Ginsburg, commonly known as “That Guy with the Nametag,” was the featured speaker at Tuesday’s International Networking Day event at the Hilton Pittsburgh and Towers, Downtown. He’s worn a name tag daily since Nov. 2, 2000, and has built his life around the idea of always being approachable.
Deanna Tucci Schmitt, executive director of Business Network International of Western Pennsylvania, said Ginsburg’s idea of approachability is the crux of what networking is about, something she realized after hearing a presentation by Ginsburg last fall.
She said people often don’t know how to approach networking in a way that doesn’t alienate others. What people should do, Schmitt said, is take a cue from Ginsburg and be friendly and open, and find common ground to break the ice.
“He took this silly little thing of wearing a name tag and has applied it in a global way everywhere else in his life,” Schmitt said. “He must be the most approachable guy I’ve ever met.”

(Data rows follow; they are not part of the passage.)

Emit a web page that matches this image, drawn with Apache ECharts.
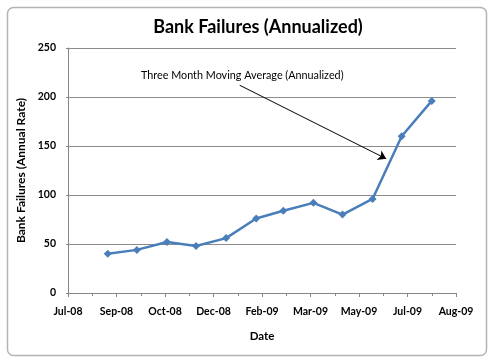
<!DOCTYPE html>
<html>
<head>
<meta charset="utf-8">
<script src="https://cdn.jsdelivr.net/npm/echarts@6/dist/echarts.min.js"></script>
<style>
html,body{margin:0;padding:0;background:#fff;}
#c{width:490px;height:360px;}
</style>
</head>
<body>
<div id="c"></div>
<script>
// Data (month-end dates, three month moving average of bank failures, annualized)
const dates = ['2008-08-31','2008-09-30','2008-10-31','2008-11-30','2008-12-31','2009-01-31',
               '2009-02-28','2009-03-31','2009-04-30','2009-05-31','2009-06-30','2009-07-31'];
const failures = [40, 44, 52, 48, 56, 76, 84, 92, 80, 96, 160, 196];
// x axis range in Excel serial days (Jul-08 ... Aug-09), step 50 days
const xMin = 39650, xMax = 40050, xStep = 50;
const yTicks = [0, 50, 100, 150, 200, 250];
const months = ['Jan','Feb','Mar','Apr','May','Jun','Jul','Aug','Sep','Oct','Nov','Dec'];
const annotationText = 'Three Month Moving Average (Annualized)';

const EPOCH = Date.UTC(1899, 11, 30);
const toSerial = d => Math.round((Date.parse(d + 'T00:00:00Z') - EPOCH) / 86400000);
const fmtSerial = v => {
  const d = new Date(EPOCH + v * 86400000);
  return months[d.getUTCMonth()] + '-' + String(d.getUTCFullYear() % 100).padStart(2, '0');
};
const seriesData = dates.map((d, i) => [toSerial(d), failures[i]]);

const FONT = 'Lato';
const chart = echarts.init(document.getElementById('c'), null, {renderer: 'canvas'});
chart.setOption({
  animation: false,
  backgroundColor: '#fff',
  title: {
    text: 'Bank Failures (Annualized)',
    left: 253, top: 13, textAlign: 'center',
    textStyle: {fontFamily: FONT, fontWeight: 'bold', fontSize: 18, color: '#000'}
  },
  grid: {left: 68, right: 34, top: 48, bottom: 67},
  xAxis: {
    type: 'value', min: xMin, max: xMax, interval: xStep,
    name: 'Date', nameLocation: 'middle', nameGap: 37,
    nameTextStyle: {fontFamily: FONT, fontWeight: 'bold', fontSize: 11.5, color: '#000'},
    axisLine: {show: true, lineStyle: {color: '#868686', width: 1}},
    axisTick: {show: true, length: 4, lineStyle: {color: '#868686'}},
    minorTick: {show: true, splitNumber: 2, length: 3, lineStyle: {color: '#868686'}},
    splitLine: {show: false},
    axisLabel: {formatter: fmtSerial, margin: 13, fontFamily: FONT, fontWeight: 'bold', fontSize: 10.5, color: '#000'}
  },
  yAxis: {
    type: 'value', min: yTicks[0], max: yTicks[yTicks.length - 1], interval: yTicks[1] - yTicks[0],
    name: 'Bank Failures (Annual Rate)', nameLocation: 'middle', nameGap: 40,
    nameTextStyle: {fontFamily: FONT, fontWeight: 'bold', fontSize: 12, color: '#000'},
    axisLine: {show: true, lineStyle: {color: '#868686', width: 1}},
    axisTick: {show: true, length: 2, lineStyle: {color: '#868686'}},
    splitLine: {show: true, lineStyle: {color: '#8c8c8c', width: 1}},
    axisLabel: {margin: 12, fontFamily: FONT, fontWeight: 'bold', fontSize: 10.5, color: '#000'}
  },
  graphic: [
    {type: 'rect', left: 5, top: 5, shape: {width: 479, height: 348, r: 6},
     style: {fill: 'none', stroke: '#b4b4b4', lineWidth: 1.5}, silent: true, z: -1},
    {type: 'text', left: 141, top: 70,
     style: {text: annotationText, fontFamily: FONT, fontSize: 10.8, fill: '#000'}}
  ],
  series: [{
    type: 'line',
    data: seriesData,
    symbol: 'diamond', symbolSize: 8,
    lineStyle: {color: '#4a7ebb', width: 2.5},
    itemStyle: {color: '#4a7ebb'},
    markLine: {
      silent: true, symbol: ['none', 'arrow'], symbolSize: 8,
      label: {show: false},
      lineStyle: {color: '#000', width: 1, type: 'solid'},
      data: [[{coord: [39827, 212]}, {coord: [39978, 137]}]]
    }
  }]
});
</script>
</body>
</html>
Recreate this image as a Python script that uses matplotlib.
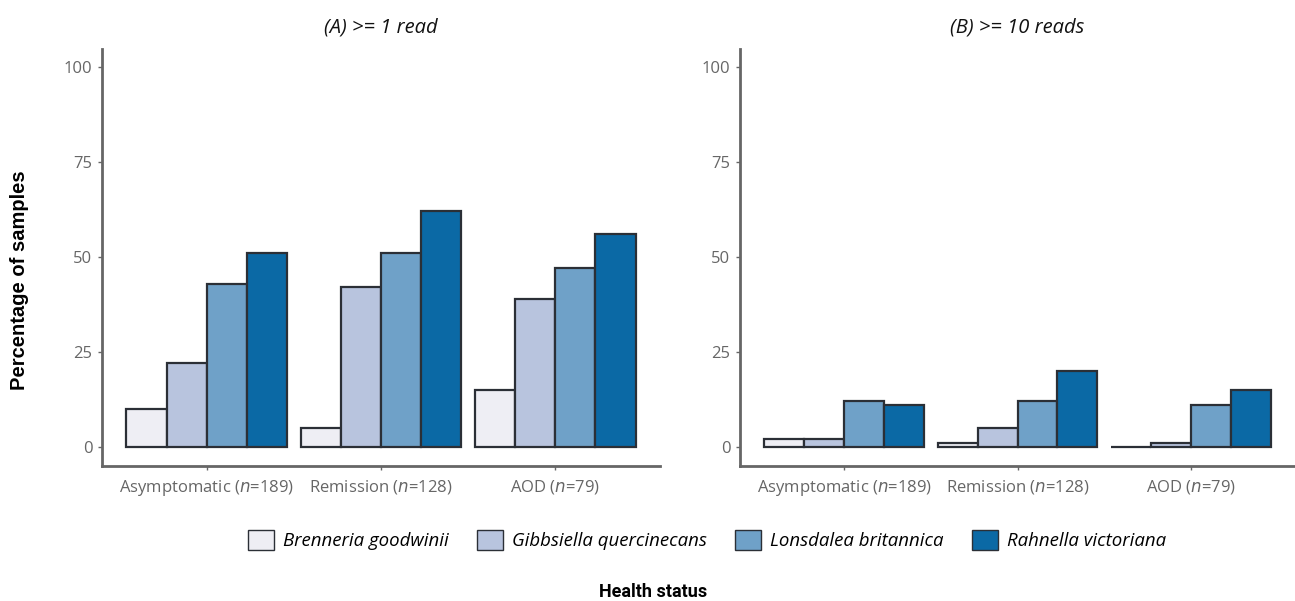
import numpy as np
import matplotlib
matplotlib.use("Agg")
from matplotlib import pyplot as plt
from matplotlib.patches import Patch

# categories and species
groups = ["Asymptomatic", "Remission", "AOD"]
group_n = [189, 128, 79]
species = ["Brenneria goodwinii", "Gibbsiella quercinecans",
           "Lonsdalea britannica", "Rahnella victoriana"]
colors = ["#EEEEF4", "#B8C4DE", "#6FA1C8", "#0B69A5"]

# percentage of samples, one list per species (order of groups)
read1_brenneria = [10, 5, 15]
read1_gibbsiella = [22, 42, 39]
read1_lonsdalea = [43, 51, 47]
read1_rahnella = [51, 62, 56]

read10_brenneria = [2, 1, 0]
read10_gibbsiella = [2, 5, 1]
read10_lonsdalea = [12, 12, 11]
read10_rahnella = [11, 20, 15]

panels = [
    ("(A) >= 1 read", [read1_brenneria, read1_gibbsiella, read1_lonsdalea, read1_rahnella]),
    ("(B) >= 10 reads", [read10_brenneria, read10_gibbsiella, read10_lonsdalea, read10_rahnella]),
]

plt.rcParams['font.family'] = ['Open Sans', 'DejaVu Sans']
grey = "#666666"

fig = plt.figure(figsize=(12.95, 6.01), dpi=100)
# axes boxes in pixels (left, top, right, bottom)
boxes = [(102, 49, 660, 466), (740, 49, 1295, 466)]

x = np.arange(len(groups))
width = 0.23
ticklabels = [f"{g} ($\\it{{n}}$={n})" for g, n in zip(groups, group_n)]

for (l, t, r, b), (title, data) in zip(boxes, panels):
    ax = fig.add_axes([l / 1295, 1 - b / 601, (r - l) / 1295, (b - t) / 601])
    for i, vals in enumerate(data):
        ax.bar(x + (i - 1.5) * width, vals, width, color=colors[i],
               edgecolor="#2b2f36", linewidth=1.6, zorder=3)
    ax.set_xlim(-0.6, 2.6)
    ax.set_ylim(-5, 104.7)
    ax.set_yticks([0, 25, 50, 75, 100])
    ax.set_xticks(x)
    ax.set_xticklabels(ticklabels)
    ax.tick_params(colors=grey, labelsize=12, length=3, width=1, pad=4)
    ax.tick_params(axis='x', pad=6)
    for s in ["top", "right"]:
        ax.spines[s].set_visible(False)
    for s in ["left", "bottom"]:
        ax.spines[s].set_color("#666666")
        ax.spines[s].set_linewidth(2)
    ax.set_title(title, fontsize=14.5, style="italic", color="#111111", pad=12)

fig.text(20 / 1295, 1 - 280 / 601, "Percentage of samples", rotation=90,
         ha="center", va="center", fontsize=14.5, fontweight="bold",
         family=["Liberation Sans", "DejaVu Sans"])
fig.text(653 / 1295, 1 - 592 / 601, "Health status", ha="center", va="center",
         fontsize=13, fontweight="bold", family=["Roboto", "DejaVu Sans"])

handles = [Patch(facecolor=c, edgecolor="#2b2f36", linewidth=1.0) for c in colors]
fig.legend(handles, species, loc="center", bbox_to_anchor=(707 / 1295, 1 - 540 / 601),
           ncol=4, frameon=False, prop={"style": "italic", "size": 13.4},
           handlelength=1.4, handleheight=1.35, columnspacing=1.5, handletextpad=0.5,
           borderpad=0, borderaxespad=0)

fig.savefig("out.png", dpi=100)
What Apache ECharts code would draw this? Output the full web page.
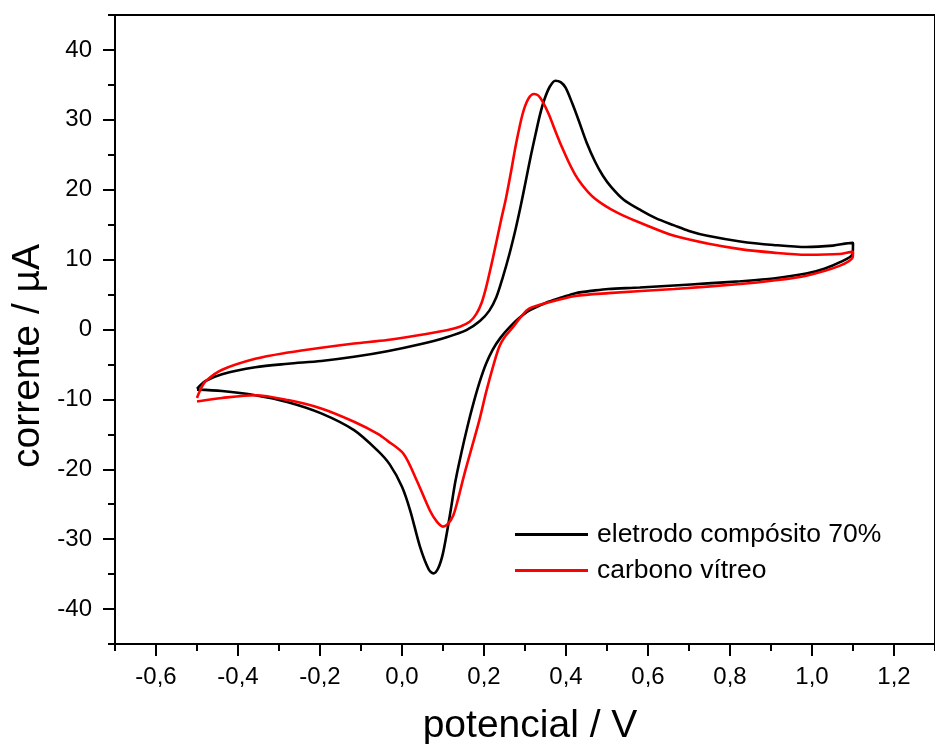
<!DOCTYPE html>
<html>
<head>
<meta charset="utf-8">
<script src="https://cdn.jsdelivr.net/npm/echarts@6/dist/echarts.min.js"></script>
<style>
html,body{margin:0;padding:0;background:#fff;}
#c{width:935px;height:744px;}
</style>
</head>
<body>
<div id="c"></div>
<script>
// ---- data (potential in V, current in µA), in scan order ----
const blackV = [-0.5,-0.48,-0.439,-0.358,-0.278,-0.197,-0.117,-0.036,0.044,0.109,0.157,0.19,0.213,0.23,0.246,0.262,0.278,0.29,0.302,0.314,0.326,0.336,0.346,0.36,0.374,0.387,0.399,0.415,0.431,0.45,0.471,0.49,0.51,0.54,0.584,0.62,0.664,0.7,0.745,0.825,0.906,0.986,1.051,1.099,1.1,
  1.099,1.067,1.03,0.986,0.906,0.825,0.745,0.664,0.58,0.503,0.471,0.423,0.391,0.35,0.31,0.285,0.262,0.24,0.221,0.205,0.19,0.175,0.16,0.145,0.13,0.117,0.1,0.088,0.0765,0.065,0.044,0.02,0.0,-0.03,-0.06,-0.117,-0.197,-0.278,-0.358,-0.439,-0.5];
const blackI = [-8.5,-7.4,-6.4,-5.4,-4.9,-4.5,-3.9,-3.1,-2.1,-1.1,-0.1,1.2,2.7,4.6,7.5,10.8,14.6,17.8,21.3,24.8,28.0,30.6,32.7,34.7,35.6,35.4,34.6,32.4,29.9,26.8,24.0,22.0,20.4,18.6,17.0,15.9,14.9,14.1,13.4,12.6,12.1,11.8,12.0,12.4,12.3,
  10.8,9.6,8.7,8.0,7.3,6.9,6.6,6.3,6.0,5.8,5.6,5.2,4.6,3.8,2.7,1.6,0.3,-1.2,-2.9,-4.9,-7.4,-10.4,-13.8,-17.6,-21.8,-26.5,-32.0,-34.2,-34.9,-34.3,-31.1,-25.9,-22.5,-19.3,-17.3,-14.4,-12.0,-10.4,-9.4,-8.8,-8.6];
const redV = [-0.5,-0.49,-0.479,-0.44,-0.358,-0.278,-0.197,-0.117,-0.036,0.036,0.109,0.141,0.165,0.181,0.194,0.205,0.217,0.229,0.241,0.254,0.266,0.278,0.294,0.308,0.322,0.332,0.342,0.358,0.374,0.39,0.407,0.423,0.439,0.455,0.471,0.49,0.51,0.54,0.584,0.664,0.745,0.825,0.906,0.986,1.067,1.099,1.1,
  1.099,1.067,0.986,0.906,0.825,0.664,0.503,0.423,0.358,0.31,0.29,0.27,0.25,0.237,0.222,0.205,0.189,0.173,0.16,0.149,0.137,0.125,0.112,0.1,0.085,0.068,0.036,0.004,-0.036,-0.06,-0.117,-0.197,-0.278,-0.358,-0.439,-0.5];
const redI = [-9.8,-8.4,-7.4,-5.8,-4.2,-3.3,-2.6,-2.0,-1.5,-0.86,-0.1,0.4,1.1,2.2,3.8,6.0,9.0,12.2,15.5,18.9,22.6,26.5,30.8,33.0,33.7,33.5,32.7,30.8,28.4,26.1,23.9,22.1,20.7,19.6,18.7,17.9,17.2,16.3,15.2,13.4,12.3,11.5,11.0,10.7,10.8,11.1,11.0,
  10.3,9.1,7.7,7.0,6.5,5.8,5.2,4.8,3.9,3.0,1.8,0.3,-1.1,-2.5,-5.3,-9.0,-12.9,-16.3,-19.0,-21.4,-24.2,-26.6,-27.8,-28.2,-27.5,-25.9,-21.6,-17.8,-15.9,-14.9,-13.2,-11.3,-10.1,-9.4,-9.8,-10.3];
const seriesNames = ['eletrodo compósito 70%', 'carbono vítreo'];
const xMajorTicks = [-0.6,-0.4,-0.2,0.0,0.2,0.4,0.6,0.8,1.0,1.2];
const xMinorTicks = [-0.7,-0.5,-0.3,-0.1,0.1,0.3,0.5,0.7,0.9,1.1,1.3];
const yMajorTicks = [-40,-30,-20,-10,0,10,20,30,40];
const yMinorTicks = [-45,-35,-25,-15,-5,5,15,25,35,45];
const xTitle = 'potencial / V';
const yTitle = 'corrente / µA';

const zip = (a, b) => a.map((v, i) => [v, b[i]]);
const FONT = 'Liberation Sans, Arial, sans-serif';
const chart = echarts.init(document.getElementById('c'), null, {renderer: 'canvas'});

const xBase = {type: 'value', min: -0.7, max: 1.3, gridIndex: 0, splitLine: {show: false}};
const yBase = {type: 'value', min: -45, max: 45, gridIndex: 0, splitLine: {show: false}};
const lineAx = {lineStyle: {color: '#000', width: 2}};

chart.setOption({
  animation: false,
  backgroundColor: '#fff',
  grid: {left: 115, right: -8, top: 15, bottom: 100, containLabel: false},
  xAxis: [
    Object.assign({}, xBase, {
      position: 'bottom', axisLine: Object.assign({show: true, onZero: false}, lineAx),
      axisTick: {show: true, customValues: xMajorTicks, length: 12, lineStyle: {color: '#000', width: 2}},
      axisLabel: {show: true, customValues: xMajorTicks, margin: 21, color: '#000', fontSize: 24, fontFamily: FONT,
        formatter: v => v.toFixed(1).replace('.', ',')}
    }),
    Object.assign({}, xBase, {
      position: 'bottom', axisLine: {show: false, onZero: false},
      axisTick: {show: true, customValues: xMinorTicks, length: 7, lineStyle: {color: '#000', width: 2}},
      axisLabel: {show: false}
    }),
    Object.assign({}, xBase, {
      position: 'top', axisLine: Object.assign({show: true, onZero: false}, lineAx),
      axisTick: {show: false}, axisLabel: {show: false}
    })
  ],
  yAxis: [
    Object.assign({}, yBase, {
      position: 'left', axisLine: Object.assign({show: true, onZero: false}, lineAx),
      axisTick: {show: true, customValues: yMajorTicks, length: 12, lineStyle: {color: '#000', width: 2}},
      axisLabel: {show: true, customValues: yMajorTicks, margin: 23, color: '#000', fontSize: 24, fontFamily: FONT}
    }),
    Object.assign({}, yBase, {
      position: 'left', axisLine: {show: false, onZero: false},
      axisTick: {show: true, customValues: yMinorTicks, length: 7, lineStyle: {color: '#000', width: 2}},
      axisLabel: {show: false}
    }),
    Object.assign({}, yBase, {
      position: 'right', axisLine: Object.assign({show: true, onZero: false}, lineAx),
      axisTick: {show: false}, axisLabel: {show: false}
    })
  ],
  legend: {
    orient: 'vertical', left: 515, top: 521, padding: 0,
    icon: 'rect', itemWidth: 73, itemHeight: 3, itemGap: 9,
    textStyle: {fontSize: 26.5, fontFamily: FONT, color: '#000', lineHeight: 25, padding: [0, 0, 0, 4]},
    data: seriesNames
  },
  series: [
    {name: seriesNames[0], type: 'line', data: zip(blackV, blackI), showSymbol: false, smooth: 0.3,
      lineStyle: {color: '#000', width: 2.6}, itemStyle: {color: '#000'}, z: 3},
    {name: seriesNames[1], type: 'line', data: zip(redV, redI), showSymbol: false, smooth: 0.3,
      lineStyle: {color: '#ff0000', width: 2.6}, itemStyle: {color: '#ff0000'}, z: 4}
  ],
  graphic: [
    {type: 'text', x: 530, y: 726, style: {text: xTitle, font: '39px ' + FONT, fill: '#000', align: 'center', verticalAlign: 'middle'}},
    {type: 'text', x: 28, y: 356, rotation: Math.PI / 2, style: {text: yTitle, font: '39px ' + FONT, fill: '#000', align: 'center', verticalAlign: 'middle'}}
  ]
});
</script>
</body>
</html>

Ginsburg wants people to market themselves, something he does convincingly. In the six years he’s been wearing a name tag full-time, Ginsburg, the author of three books on networking and approachability, estimates he has met 100,000 strangers. Some have become close friends, others have become clients and many he’s never seen again. Ginsburg even took wearing a name tag to a new level when, in November 2005, he had one tattooed on his chest.
“It really wasn’t practical to wear a name tag in some situations. It starts to look like a scene from ‘The 40-Year-Old Virgin,’ ” Ginsburg said. “I figured, what better way to solidify my commitment to this as my life than to desecrate my body.”
Mary McKinley, an adjunct professor at Duquesne University and director of its Chrysler Corporation Small Business Development Center, said Ginsburg has the right idea. Approachability, she said, is something many people don’t think about. But it can affect that ever-so-important first impression.
“You only have about 30 seconds to make an impression on someone,” McKinley said. “And a lot can be said in those 30 seconds.”
Ginsburg said his philosophy can work in any aspect of life, whether people are looking to enhance their business or their personal lives.
“You want to take every one of the opportunities you get to engage a person, no matter what the setting. Broadcast your uniqueness,” Ginsburg said. “It’s about being ‘that guy’ and being known for something. Who knows what’s going to happen, or how it will turn out. But you have to try.”
LET ME ASK YA THIS…
Ever had a steak cooked Pittsburgh Style?